View from the upper deck at Yankee Stadium, home of the New York Yankees

Bronx, NY

A new era in the history of the New York Yankees began in 2009 when the team moved from the most famous and historic stadium in the world to their new stadium across East 161st Street. The name, Yankee Stadium, remains the same, and it appears that ghosts of the old Yankee Stadium moved to the new one as the New York Yankees won their 27th World Championship in 2009. For over eight decades the Yankees played at the old Yankee Stadium. When it opened in 1923, it was the largest and most magnificent stadium in baseball and was home to many legendary players and teams.

Due to its deteriorating condition in the late 1960s and early 1970s, Yankee Stadium was renovated and rebuilt between 1974 and 1976. Since that renovation, nearly every team in baseball either renovated or had a new ballpark constructed. While many fans and traditionalists would have preferred the Yankees to remain at Yankee Stadium, the team wanted a new ballpark built in order to generate additional revenue and to offer fans more amenities and luxuries. After years of discussions and rumors, the New York Yankees officially announced plans for a new Yankee Stadium in June 2005. Constructed adjacent to the old Yankee Stadium, groundbreaking occurred on August 16, 2006. The Yankees financed the $1.6 billion project and the City of New York spent $220 million for infrastructure and other improvements in the area.

On April 16, 2009, the New York Yankees played their first game at the new Yankee Stadium against the Cleveland Indians. Tradition and the look of the original Yankee Stadium prior to its renovation in the 1970s is incorporated into the new stadium. The new Yankee Stadium seats approximately 52,000 fans as the main grandstand consists of four levels stretching from foul pole to foul pole, with nearly 30,000 seats in the first two levels. Flags at Yankee StadiumThe third level contains 56 luxury suites and the fourth level features a split level upper deck. Fans who enjoyed sitting in the bleachers at the old Yankee Stadium can continue to do so at the new stadium as it has the same number of bleachers and includes a food court. Many elements are incorporated into the new stadium that were lost when Yankee Stadium was renovated in the 1970s. The stadium consists of two separate structures. The exterior wall, consisting of limestone and granite, constructed to replicate the original Yankee Stadium facade, built in 1923, is known as the Great Hall. It features 31,000 square feet and serves as the concourse before entering the stadium. The interior stadium itself rises over the top of the exterior. From the outside, the structures appear as one building almost identical in materials and design to the original stadium. Cavernous concourses give way to open spaces with sightlines to the field from nearly every vantage point in the stadium.

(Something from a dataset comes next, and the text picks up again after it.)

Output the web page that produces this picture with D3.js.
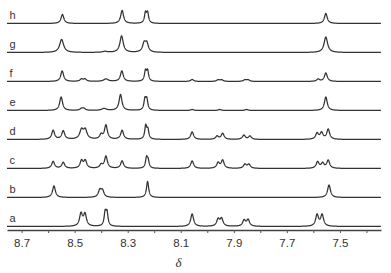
<!DOCTYPE html>
<html>
<head>
<meta charset="utf-8">
<script src="https://cdn.jsdelivr.net/npm/d3@7"></script>
<style>
  body { margin: 0; background: #fff; }
  svg { display: block; }
</style>
</head>
<body>
<div id="chart"></div>
<script>
// samples, top to bottom
const samples = ['h', 'g', 'f', 'e', 'd', 'c', 'b', 'a']

// peak lists: [shift (ppm), intensity, half width (ppm, optional)]
const peaksH = [[8.546, 9], [8.321, 13], [8.233, 10, 0.0045], [8.225, 10, 0.0045], [7.553, 10]]
const peaksG = [[8.549, 13, 0.009], [8.386, 1, 0.01], [8.323, 16.5, 0.0075], [8.238, 8.5, 0.007], [8.228, 8.5, 0.007], [7.553, 15.5, 0.008]]
const peaksF = [[8.547, 10.5], [8.474, 2.3], [8.461, 2.3], [8.382, 2.5, 0.01], [8.322, 10.5], [8.233, 10, 0.0045], [8.225, 10, 0.0045],
                [8.057, 2], [7.959, 1.6], [7.946, 1.6], [7.858, 1.6], [7.846, 1.6], [7.582, 2.3], [7.553, 8.5]]
const peaksE = [[8.551, 13.5], [8.474, 1.8], [8.465, 1.8], [8.389, 2, 0.01], [8.327, 16], [8.235, 10.5, 0.0045], [8.228, 10.5, 0.0045],
                [8.057, 1], [7.953, 1], [7.852, 1], [7.553, 13.5]]
const peaksD = [[8.581, 9], [8.543, 8.5], [8.474, 9, 0.008], [8.460, 9, 0.008], [8.400, 4.5], [8.382, 14], [8.321, 9],
                [8.232, 13, 0.0045], [8.224, 9, 0.0045], [8.057, 7.5], [7.963, 3.2], [7.942, 6], [7.862, 4.2], [7.839, 3.3],
                [7.586, 6], [7.569, 6.5], [7.544, 10]]
const peaksC = [[8.581, 7], [8.543, 6], [8.474, 7.5], [8.460, 7.5], [8.400, 3.5], [8.382, 12], [8.321, 7.5],
                [8.229, 10, 0.0045], [8.223, 7, 0.0045], [8.057, 7.5], [7.959, 5.5], [7.942, 8], [7.858, 4], [7.843, 4],
                [7.584, 6.5], [7.565, 5], [7.544, 8]]
const peaksB = [[8.578, 11.5], [8.405, 7], [8.395, 6.5], [8.225, 16, 0.005], [7.541, 12.5]]
const peaksA = [[8.476, 12.5], [8.461, 12], [8.385, 13, 0.0045], [8.378, 13, 0.0045], [8.057, 12.5], [7.959, 7], [7.946, 7.5],
                [7.861, 6], [7.846, 6.5], [7.586, 11.5], [7.567, 11.5]]

const peakLists = { h: peaksH, g: peaksG, f: peaksF, e: peaksE, d: peaksD, c: peaksC, b: peaksB, a: peaksA }

// axis
const shiftRange = [8.755, 7.345]
const tickValues = [8.7, 8.6, 8.5, 8.4, 8.3, 8.2, 8.1, 8.0, 7.9, 7.8, 7.7, 7.6, 7.5, 7.4]
const tickLabels = ['8.7', '8.5', '8.3', '8.1', '7.9', '7.7', '7.5']

const width = 391
const height = 273
const defaultHalfWidth = 0.0065

const x = d3.scaleLinear().domain(shiftRange).range([7, 381])
const yBase = d3.scalePoint().domain(samples).range([23.5, 226.5])
const yAmp = d3.scaleLinear().domain([0, 20]).range([0, 20])

// lorentzian line shape for each peak
function spectrum(peaks) {
    let pts = []
    for (let s = shiftRange[0]; s >= shiftRange[1]; s -= 0.0004) {
        let v = 0
        peaks.forEach(p => {
            let w = p[2] || defaultHalfWidth
            let d = (s - p[0]) / w
            v += p[1] / (1 + d * d)
        })
        pts.push([s, v])
    }
    return pts
}

let svg = d3.select('#chart')
    .append('svg')
    .attr('width', width)
    .attr('height', height)
    .style('background', '#fff')

samples.forEach(name => {
    let line = d3.line()
        .x(d => x(d[0]))
        .y(d => yBase(name) - yAmp(d[1]))

    svg.append('path')
        .datum(spectrum(peakLists[name]))
        .attr('d', line)
        .attr('fill', 'none')
        .attr('stroke', '#333')
        .attr('stroke-width', 1.25)
        .attr('stroke-linejoin', 'round')

    svg.append('text')
        .attr('x', 9.5)
        .attr('y', yBase(name) - 5)
        .attr('font-family', 'Arial, "Liberation Sans", sans-serif')
        .attr('font-size', 11)
        .attr('fill', '#333')
        .text(name)
})

let axis = d3.axisBottom(x)
    .tickValues(tickValues)
    .tickSize(3)
    .tickSizeOuter(0)
    .tickPadding(6)
    .tickFormat(d => tickLabels.includes(d.toFixed(1)) ? d.toFixed(1) : '')

let gAxis = svg.append('g')
    .attr('transform', 'translate(0,230)')
    .call(axis)

gAxis.select('.domain').attr('stroke', '#444').attr('stroke-width', 1.3)
gAxis.selectAll('.tick line').attr('stroke', '#555')
gAxis.selectAll('.tick text')
    .attr('font-family', 'Arial, "Liberation Sans", sans-serif')
    .attr('font-size', 11.5)
    .attr('fill', '#333')

svg.append('text')
    .attr('x', 178.5)
    .attr('y', 267)
    .attr('text-anchor', 'middle')
    .attr('font-family', '"Times New Roman", "Liberation Serif", serif')
    .attr('font-style', 'italic')
    .attr('font-size', 13)
    .attr('fill', '#333')
    .text('δ')
</script>
</body>
</html>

The signature copper frieze and the lattice work that once rimmed the original stadium roof and was recreated in the outfield of the renovated Yankee Stadium, is now replicated in its original location at the new Yankee Stadium. Monument park is located beyond the outfield fence in centerfield below a restaurant that makes up the batters eye. The new stadium has the same dimensions and bullpen placements as the old Yankee Stadium. A 56ft. by 101ft. high definition video scoreboard is located in the outfield. Hand operated auxiliary scoreboards are incorporated as part of the right-center and left-center fences. There are many amenities at the new stadium including luxury, outdoor and party suites, club seats, a martini bar, steakhouse and picnic areas. A Yankees Museum that displays memorabilia of great Yankee teams and players from the past, along with a Hard Rock Cafe is located in the Grand Hall. In 2009, the Yankees were able to accomplish the same feat that the 1923 Yankees did when the original Yankee Stadium opened, by winning the World Series. Like its predecessor, Yankee Stadium hosts many events other than baseball. It is the home to the annual Pinstripe Bowl (NCAA), has hosted Notre Dame and Army college football games, boxing and soccer matches, and two hockey games as part of the 2014 NHL Stadium Series.